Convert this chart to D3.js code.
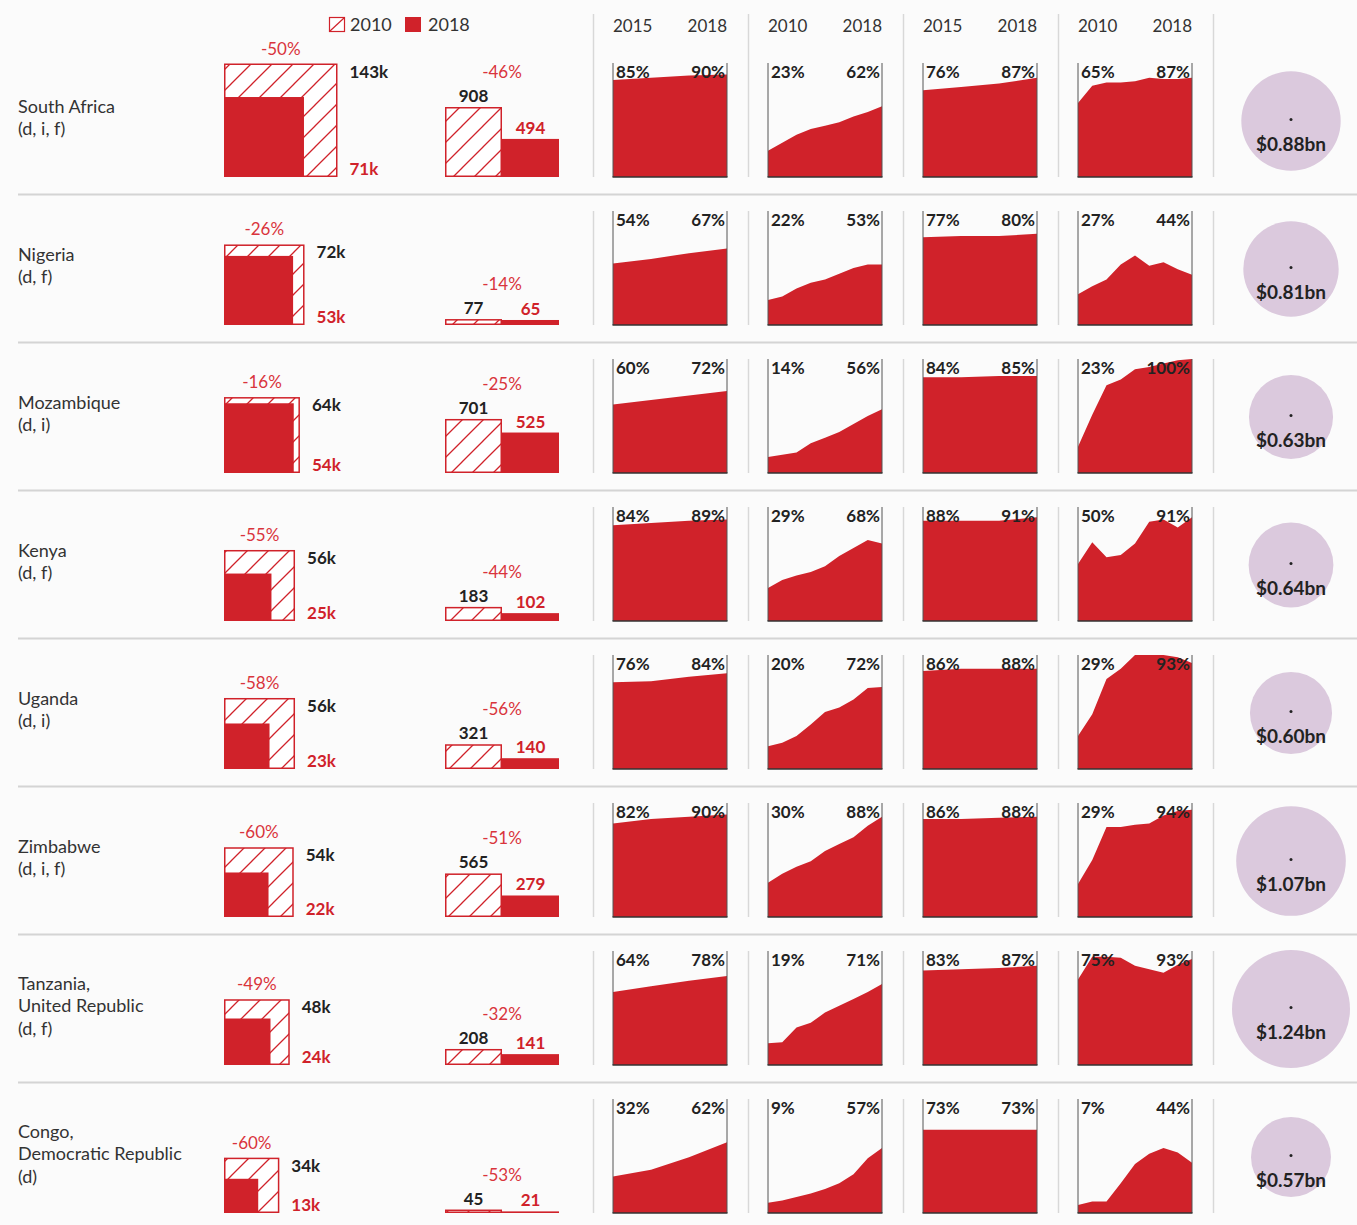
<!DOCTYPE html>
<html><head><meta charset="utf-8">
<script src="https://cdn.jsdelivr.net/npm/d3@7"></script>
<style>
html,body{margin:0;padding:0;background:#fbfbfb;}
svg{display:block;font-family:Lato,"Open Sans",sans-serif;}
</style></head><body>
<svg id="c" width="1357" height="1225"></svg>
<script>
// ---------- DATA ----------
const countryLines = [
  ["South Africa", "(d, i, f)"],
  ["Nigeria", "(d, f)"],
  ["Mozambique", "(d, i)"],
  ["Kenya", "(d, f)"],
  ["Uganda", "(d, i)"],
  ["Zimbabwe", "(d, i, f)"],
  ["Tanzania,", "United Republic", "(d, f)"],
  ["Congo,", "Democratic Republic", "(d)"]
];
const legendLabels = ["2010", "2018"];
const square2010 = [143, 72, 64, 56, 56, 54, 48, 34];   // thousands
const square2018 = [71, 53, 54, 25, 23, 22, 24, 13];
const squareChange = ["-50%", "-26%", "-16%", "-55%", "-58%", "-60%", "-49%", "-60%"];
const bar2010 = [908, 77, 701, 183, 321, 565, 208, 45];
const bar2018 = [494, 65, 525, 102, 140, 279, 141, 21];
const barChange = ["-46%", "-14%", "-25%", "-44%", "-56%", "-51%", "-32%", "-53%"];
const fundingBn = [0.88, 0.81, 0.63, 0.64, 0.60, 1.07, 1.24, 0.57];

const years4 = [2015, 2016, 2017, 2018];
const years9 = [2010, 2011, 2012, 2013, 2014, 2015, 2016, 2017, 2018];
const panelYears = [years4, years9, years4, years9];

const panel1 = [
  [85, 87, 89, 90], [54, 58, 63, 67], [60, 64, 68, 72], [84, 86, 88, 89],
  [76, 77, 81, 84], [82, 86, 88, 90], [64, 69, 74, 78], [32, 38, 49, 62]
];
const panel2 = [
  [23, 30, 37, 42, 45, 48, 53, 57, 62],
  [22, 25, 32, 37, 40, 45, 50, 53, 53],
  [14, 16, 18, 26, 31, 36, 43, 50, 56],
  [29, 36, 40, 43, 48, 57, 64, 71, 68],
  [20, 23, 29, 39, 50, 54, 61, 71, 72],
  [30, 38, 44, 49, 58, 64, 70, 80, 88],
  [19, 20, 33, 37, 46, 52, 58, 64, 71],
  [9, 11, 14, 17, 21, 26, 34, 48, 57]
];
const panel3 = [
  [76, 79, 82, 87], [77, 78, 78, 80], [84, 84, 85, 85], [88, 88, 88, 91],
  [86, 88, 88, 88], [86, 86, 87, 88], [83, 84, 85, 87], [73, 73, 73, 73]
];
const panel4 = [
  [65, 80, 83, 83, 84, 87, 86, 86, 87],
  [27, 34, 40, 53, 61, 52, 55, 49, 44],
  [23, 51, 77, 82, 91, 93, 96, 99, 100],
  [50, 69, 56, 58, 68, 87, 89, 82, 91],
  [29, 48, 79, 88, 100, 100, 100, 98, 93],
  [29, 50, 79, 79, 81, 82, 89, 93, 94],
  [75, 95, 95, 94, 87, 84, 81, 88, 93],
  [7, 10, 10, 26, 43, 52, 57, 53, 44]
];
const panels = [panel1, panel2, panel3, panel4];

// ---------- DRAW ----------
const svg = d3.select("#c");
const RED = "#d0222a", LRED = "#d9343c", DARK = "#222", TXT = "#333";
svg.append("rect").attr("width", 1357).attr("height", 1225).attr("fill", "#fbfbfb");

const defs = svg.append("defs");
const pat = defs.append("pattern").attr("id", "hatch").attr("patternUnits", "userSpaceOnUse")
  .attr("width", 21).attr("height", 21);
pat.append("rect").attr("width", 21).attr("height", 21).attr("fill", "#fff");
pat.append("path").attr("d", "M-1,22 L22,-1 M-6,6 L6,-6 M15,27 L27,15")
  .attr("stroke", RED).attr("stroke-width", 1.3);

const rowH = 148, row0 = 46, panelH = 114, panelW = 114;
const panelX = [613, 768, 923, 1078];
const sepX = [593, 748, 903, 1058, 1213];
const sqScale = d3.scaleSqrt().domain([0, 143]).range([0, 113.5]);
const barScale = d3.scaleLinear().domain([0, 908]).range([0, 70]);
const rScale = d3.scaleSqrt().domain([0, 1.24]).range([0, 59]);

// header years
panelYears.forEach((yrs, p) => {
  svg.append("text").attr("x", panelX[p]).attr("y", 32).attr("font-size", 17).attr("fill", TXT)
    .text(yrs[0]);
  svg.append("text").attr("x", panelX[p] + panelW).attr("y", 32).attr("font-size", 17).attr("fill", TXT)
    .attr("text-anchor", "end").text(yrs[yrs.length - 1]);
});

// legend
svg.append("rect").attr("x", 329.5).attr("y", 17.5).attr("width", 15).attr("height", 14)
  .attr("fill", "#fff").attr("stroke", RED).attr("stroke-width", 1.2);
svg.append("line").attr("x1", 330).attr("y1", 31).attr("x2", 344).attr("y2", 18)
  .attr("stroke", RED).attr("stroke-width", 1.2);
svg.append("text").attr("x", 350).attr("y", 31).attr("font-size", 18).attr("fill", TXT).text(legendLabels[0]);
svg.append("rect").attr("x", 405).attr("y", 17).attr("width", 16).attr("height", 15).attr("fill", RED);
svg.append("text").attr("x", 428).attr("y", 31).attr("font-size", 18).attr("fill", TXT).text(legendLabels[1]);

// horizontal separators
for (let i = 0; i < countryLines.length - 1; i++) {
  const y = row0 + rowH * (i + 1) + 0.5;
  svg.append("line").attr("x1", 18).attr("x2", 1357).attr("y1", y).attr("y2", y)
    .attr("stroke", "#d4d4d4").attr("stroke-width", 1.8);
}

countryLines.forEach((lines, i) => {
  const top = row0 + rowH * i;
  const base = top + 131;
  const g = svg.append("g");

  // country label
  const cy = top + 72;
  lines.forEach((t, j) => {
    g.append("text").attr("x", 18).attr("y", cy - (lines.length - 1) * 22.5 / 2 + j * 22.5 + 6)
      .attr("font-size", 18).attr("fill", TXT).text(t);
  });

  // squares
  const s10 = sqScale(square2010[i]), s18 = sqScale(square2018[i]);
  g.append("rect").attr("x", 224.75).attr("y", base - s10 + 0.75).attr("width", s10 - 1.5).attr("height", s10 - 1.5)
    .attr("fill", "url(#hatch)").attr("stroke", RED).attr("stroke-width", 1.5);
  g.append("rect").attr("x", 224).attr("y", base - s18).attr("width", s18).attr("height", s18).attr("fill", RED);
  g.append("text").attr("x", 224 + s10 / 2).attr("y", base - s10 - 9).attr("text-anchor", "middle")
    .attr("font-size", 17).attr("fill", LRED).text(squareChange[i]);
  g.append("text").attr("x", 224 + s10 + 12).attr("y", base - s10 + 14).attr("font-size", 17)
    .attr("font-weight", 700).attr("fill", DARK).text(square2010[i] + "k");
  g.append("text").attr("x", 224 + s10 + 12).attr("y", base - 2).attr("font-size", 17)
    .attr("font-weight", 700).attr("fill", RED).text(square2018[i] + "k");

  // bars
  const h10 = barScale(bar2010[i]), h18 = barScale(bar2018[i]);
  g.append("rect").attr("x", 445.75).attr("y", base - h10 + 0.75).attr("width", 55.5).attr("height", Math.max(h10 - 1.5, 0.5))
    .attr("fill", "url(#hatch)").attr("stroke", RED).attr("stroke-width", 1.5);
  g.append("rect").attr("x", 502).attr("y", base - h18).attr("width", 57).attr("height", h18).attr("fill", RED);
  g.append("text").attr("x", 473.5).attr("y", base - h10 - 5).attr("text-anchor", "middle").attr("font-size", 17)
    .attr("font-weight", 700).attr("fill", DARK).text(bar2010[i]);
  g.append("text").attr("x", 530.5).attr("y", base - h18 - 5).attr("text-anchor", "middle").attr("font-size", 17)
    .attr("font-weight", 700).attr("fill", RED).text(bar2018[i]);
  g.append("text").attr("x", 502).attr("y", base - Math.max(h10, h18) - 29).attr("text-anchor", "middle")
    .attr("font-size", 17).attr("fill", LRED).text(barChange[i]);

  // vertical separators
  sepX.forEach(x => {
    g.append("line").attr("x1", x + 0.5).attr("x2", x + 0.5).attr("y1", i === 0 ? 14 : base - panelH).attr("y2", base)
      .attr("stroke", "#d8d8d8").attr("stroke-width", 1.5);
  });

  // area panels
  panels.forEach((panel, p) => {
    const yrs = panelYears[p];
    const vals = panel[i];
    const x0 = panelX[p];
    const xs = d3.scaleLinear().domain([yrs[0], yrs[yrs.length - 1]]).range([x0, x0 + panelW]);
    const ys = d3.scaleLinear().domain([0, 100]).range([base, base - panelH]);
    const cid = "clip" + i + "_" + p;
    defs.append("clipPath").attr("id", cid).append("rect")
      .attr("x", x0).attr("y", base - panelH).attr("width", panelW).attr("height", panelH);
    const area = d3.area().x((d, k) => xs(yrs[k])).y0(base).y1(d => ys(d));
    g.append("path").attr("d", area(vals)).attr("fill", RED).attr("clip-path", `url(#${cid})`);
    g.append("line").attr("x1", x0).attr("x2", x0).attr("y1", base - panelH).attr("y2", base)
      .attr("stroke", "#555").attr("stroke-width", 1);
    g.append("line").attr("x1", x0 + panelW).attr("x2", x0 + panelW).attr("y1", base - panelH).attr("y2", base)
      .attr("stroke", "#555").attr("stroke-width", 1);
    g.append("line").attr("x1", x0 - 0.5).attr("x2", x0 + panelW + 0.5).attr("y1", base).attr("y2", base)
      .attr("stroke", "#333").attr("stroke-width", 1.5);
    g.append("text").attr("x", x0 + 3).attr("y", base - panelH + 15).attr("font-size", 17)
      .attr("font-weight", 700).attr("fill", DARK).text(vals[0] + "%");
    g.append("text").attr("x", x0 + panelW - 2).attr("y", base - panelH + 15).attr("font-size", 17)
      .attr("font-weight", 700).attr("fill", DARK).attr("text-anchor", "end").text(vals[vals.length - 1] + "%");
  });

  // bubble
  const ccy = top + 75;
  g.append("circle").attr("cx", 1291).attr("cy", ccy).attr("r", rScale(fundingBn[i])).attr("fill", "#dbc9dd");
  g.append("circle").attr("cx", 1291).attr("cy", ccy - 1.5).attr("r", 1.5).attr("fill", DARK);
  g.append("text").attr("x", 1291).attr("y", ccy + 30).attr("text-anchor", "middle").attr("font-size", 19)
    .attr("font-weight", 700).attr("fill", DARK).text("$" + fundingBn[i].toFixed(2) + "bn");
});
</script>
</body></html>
_____
→ **Your task**: Return only the lines from the start of the data through the line that contains "const panelYears = [years4, years9, years4, years9];", please, copying them exactly and omitting all pictures.

→ **Exercise result**:
Convert this chart to D3.js code.
<!DOCTYPE html>
<html><head><meta charset="utf-8">
<script src="https://cdn.jsdelivr.net/npm/d3@7"></script>
<style>
html,body{margin:0;padding:0;background:#fbfbfb;}
svg{display:block;font-family:Lato,"Open Sans",sans-serif;}
</style></head><body>
<svg id="c" width="1357" height="1225"></svg>
<script>
// ---------- DATA ----------
const countryLines = [
  ["South Africa", "(d, i, f)"],
  ["Nigeria", "(d, f)"],
  ["Mozambique", "(d, i)"],
  ["Kenya", "(d, f)"],
  ["Uganda", "(d, i)"],
  ["Zimbabwe", "(d, i, f)"],
  ["Tanzania,", "United Republic", "(d, f)"],
  ["Congo,", "Democratic Republic", "(d)"]
];
const legendLabels = ["2010", "2018"];
const square2010 = [143, 72, 64, 56, 56, 54, 48, 34];   // thousands
const square2018 = [71, 53, 54, 25, 23, 22, 24, 13];
const squareChange = ["-50%", "-26%", "-16%", "-55%", "-58%", "-60%", "-49%", "-60%"];
const bar2010 = [908, 77, 701, 183, 321, 565, 208, 45];
const bar2018 = [494, 65, 525, 102, 140, 279, 141, 21];
const barChange = ["-46%", "-14%", "-25%", "-44%", "-56%", "-51%", "-32%", "-53%"];
const fundingBn = [0.88, 0.81, 0.63, 0.64, 0.60, 1.07, 1.24, 0.57];

const years4 = [2015, 2016, 2017, 2018];
const years9 = [2010, 2011, 2012, 2013, 2014, 2015, 2016, 2017, 2018];
const panelYears = [years4, years9, years4, years9];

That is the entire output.